- GOAL OF THE EXERCISE
Only the lines from the start of the material through the line containing "import plotly.graph_objects as go" are to be extracted, exactly as they appear.
<<<<
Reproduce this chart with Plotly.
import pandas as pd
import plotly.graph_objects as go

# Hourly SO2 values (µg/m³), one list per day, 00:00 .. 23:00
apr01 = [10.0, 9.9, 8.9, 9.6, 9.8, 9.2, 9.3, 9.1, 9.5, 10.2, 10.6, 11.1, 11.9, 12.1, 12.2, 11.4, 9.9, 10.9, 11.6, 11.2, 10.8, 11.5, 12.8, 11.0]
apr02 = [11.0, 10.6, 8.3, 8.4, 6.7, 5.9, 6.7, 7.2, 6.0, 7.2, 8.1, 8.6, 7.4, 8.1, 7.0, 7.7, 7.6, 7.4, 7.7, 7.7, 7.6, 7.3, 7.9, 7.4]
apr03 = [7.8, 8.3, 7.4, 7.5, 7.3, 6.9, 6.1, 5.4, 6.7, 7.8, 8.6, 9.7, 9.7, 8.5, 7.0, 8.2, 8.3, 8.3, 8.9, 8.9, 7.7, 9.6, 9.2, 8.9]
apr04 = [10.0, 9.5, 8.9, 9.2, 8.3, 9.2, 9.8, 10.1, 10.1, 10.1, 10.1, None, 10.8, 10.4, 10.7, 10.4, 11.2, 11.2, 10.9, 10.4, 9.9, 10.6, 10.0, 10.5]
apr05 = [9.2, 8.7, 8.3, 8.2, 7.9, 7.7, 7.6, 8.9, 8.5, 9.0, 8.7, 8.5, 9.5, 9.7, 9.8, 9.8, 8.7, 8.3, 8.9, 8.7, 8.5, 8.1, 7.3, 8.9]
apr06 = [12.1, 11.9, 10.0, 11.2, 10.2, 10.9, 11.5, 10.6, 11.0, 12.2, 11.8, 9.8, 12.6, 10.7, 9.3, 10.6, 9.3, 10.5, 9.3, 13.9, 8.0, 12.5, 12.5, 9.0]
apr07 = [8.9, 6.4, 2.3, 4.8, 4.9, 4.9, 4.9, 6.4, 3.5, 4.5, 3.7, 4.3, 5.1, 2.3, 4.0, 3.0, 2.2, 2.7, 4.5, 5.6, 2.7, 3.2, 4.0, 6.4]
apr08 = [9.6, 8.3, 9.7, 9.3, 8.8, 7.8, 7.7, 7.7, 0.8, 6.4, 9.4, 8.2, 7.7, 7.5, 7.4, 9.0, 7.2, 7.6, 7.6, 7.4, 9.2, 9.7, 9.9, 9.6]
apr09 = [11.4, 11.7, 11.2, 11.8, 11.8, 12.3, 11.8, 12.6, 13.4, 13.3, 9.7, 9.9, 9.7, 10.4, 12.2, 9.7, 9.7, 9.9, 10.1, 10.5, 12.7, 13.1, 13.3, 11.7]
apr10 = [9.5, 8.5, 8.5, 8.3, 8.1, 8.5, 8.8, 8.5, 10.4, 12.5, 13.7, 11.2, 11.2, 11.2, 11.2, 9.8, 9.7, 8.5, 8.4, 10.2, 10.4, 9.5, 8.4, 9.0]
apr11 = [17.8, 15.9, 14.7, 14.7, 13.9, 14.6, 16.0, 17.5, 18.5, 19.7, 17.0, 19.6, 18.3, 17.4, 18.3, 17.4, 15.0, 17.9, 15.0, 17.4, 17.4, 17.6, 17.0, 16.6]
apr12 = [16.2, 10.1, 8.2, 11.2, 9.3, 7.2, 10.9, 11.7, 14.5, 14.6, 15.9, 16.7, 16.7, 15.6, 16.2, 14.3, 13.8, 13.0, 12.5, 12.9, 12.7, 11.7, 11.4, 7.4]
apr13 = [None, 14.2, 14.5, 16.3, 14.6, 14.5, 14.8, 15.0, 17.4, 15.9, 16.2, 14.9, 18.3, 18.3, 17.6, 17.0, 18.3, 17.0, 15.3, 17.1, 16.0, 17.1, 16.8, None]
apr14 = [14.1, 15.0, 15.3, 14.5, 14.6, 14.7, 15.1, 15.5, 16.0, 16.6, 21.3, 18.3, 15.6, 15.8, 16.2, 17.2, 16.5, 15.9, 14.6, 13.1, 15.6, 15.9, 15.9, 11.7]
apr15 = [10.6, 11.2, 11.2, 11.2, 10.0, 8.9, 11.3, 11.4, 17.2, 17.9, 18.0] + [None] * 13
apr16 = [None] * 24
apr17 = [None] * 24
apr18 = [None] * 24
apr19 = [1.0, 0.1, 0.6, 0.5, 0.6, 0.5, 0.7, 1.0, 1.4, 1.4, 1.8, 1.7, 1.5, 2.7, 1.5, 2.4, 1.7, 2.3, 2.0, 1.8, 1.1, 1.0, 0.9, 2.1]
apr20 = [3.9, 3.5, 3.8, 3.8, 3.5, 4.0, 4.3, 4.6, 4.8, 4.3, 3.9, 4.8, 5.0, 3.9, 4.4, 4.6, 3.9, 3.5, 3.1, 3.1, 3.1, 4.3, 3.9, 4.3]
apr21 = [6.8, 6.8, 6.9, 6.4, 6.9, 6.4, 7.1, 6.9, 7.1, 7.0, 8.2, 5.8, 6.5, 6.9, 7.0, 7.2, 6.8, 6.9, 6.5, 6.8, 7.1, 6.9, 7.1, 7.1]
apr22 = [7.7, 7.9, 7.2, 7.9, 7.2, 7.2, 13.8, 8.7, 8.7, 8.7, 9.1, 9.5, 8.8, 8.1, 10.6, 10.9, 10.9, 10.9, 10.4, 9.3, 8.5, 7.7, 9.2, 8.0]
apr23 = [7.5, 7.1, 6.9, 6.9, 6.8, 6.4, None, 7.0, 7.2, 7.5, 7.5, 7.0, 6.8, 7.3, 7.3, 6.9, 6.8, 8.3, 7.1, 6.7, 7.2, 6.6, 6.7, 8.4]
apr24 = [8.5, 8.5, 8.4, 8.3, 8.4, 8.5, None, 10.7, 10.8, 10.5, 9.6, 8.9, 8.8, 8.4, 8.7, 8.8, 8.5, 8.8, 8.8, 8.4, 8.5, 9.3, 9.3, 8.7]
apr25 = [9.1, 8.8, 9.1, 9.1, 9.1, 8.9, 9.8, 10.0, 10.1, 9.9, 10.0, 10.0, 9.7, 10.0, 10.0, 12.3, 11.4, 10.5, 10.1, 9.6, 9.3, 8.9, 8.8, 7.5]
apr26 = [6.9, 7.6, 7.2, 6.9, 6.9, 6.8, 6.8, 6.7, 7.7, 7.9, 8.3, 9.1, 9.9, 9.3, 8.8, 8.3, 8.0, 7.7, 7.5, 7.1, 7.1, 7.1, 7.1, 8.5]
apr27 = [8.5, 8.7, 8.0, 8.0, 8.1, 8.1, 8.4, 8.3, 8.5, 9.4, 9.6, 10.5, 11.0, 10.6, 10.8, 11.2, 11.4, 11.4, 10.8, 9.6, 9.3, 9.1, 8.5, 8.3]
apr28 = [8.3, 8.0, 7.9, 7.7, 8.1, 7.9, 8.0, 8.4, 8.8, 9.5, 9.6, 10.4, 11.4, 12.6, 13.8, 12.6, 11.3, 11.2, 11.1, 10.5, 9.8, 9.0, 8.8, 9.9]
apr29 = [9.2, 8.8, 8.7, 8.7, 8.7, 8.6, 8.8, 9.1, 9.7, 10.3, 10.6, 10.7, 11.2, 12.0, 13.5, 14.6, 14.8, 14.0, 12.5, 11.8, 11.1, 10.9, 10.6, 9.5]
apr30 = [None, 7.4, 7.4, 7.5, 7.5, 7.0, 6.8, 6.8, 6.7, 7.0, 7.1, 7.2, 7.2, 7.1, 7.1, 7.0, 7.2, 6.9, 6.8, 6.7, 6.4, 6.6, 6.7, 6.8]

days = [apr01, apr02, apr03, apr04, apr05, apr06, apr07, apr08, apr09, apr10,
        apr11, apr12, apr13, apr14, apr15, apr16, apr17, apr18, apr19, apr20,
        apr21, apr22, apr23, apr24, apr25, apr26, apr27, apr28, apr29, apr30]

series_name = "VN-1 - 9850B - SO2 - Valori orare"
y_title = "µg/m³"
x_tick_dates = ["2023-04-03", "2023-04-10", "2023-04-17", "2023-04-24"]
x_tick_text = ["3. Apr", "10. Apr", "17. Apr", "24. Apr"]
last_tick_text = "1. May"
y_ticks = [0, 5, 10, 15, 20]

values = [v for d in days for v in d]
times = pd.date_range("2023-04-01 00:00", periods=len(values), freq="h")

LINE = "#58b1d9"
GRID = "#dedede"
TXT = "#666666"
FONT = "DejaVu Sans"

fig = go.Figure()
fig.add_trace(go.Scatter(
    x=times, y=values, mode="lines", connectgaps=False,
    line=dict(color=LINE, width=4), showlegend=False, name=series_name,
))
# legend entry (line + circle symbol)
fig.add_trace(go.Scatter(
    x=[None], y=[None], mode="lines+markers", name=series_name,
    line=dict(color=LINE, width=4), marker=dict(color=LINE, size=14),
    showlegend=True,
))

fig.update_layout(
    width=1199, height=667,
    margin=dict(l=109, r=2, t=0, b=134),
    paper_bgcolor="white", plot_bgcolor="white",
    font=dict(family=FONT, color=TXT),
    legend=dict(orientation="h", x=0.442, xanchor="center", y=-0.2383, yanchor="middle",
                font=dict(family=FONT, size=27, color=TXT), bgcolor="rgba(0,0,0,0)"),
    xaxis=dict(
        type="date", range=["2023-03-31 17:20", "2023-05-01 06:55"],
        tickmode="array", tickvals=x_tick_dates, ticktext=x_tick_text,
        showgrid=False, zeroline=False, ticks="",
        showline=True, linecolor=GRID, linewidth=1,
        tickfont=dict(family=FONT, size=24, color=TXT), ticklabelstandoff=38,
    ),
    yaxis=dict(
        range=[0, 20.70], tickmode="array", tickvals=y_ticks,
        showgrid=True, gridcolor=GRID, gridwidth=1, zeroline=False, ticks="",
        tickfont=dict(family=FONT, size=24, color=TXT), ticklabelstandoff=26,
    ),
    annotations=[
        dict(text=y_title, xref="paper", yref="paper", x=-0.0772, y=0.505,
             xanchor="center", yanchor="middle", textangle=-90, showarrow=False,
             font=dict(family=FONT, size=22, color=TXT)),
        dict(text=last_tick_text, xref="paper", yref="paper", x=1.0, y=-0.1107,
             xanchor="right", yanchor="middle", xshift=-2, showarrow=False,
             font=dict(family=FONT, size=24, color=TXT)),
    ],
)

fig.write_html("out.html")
>>>>
- FINAL ANSWER
Reproduce this chart with Plotly.
import pandas as pd
import plotly.graph_objects as go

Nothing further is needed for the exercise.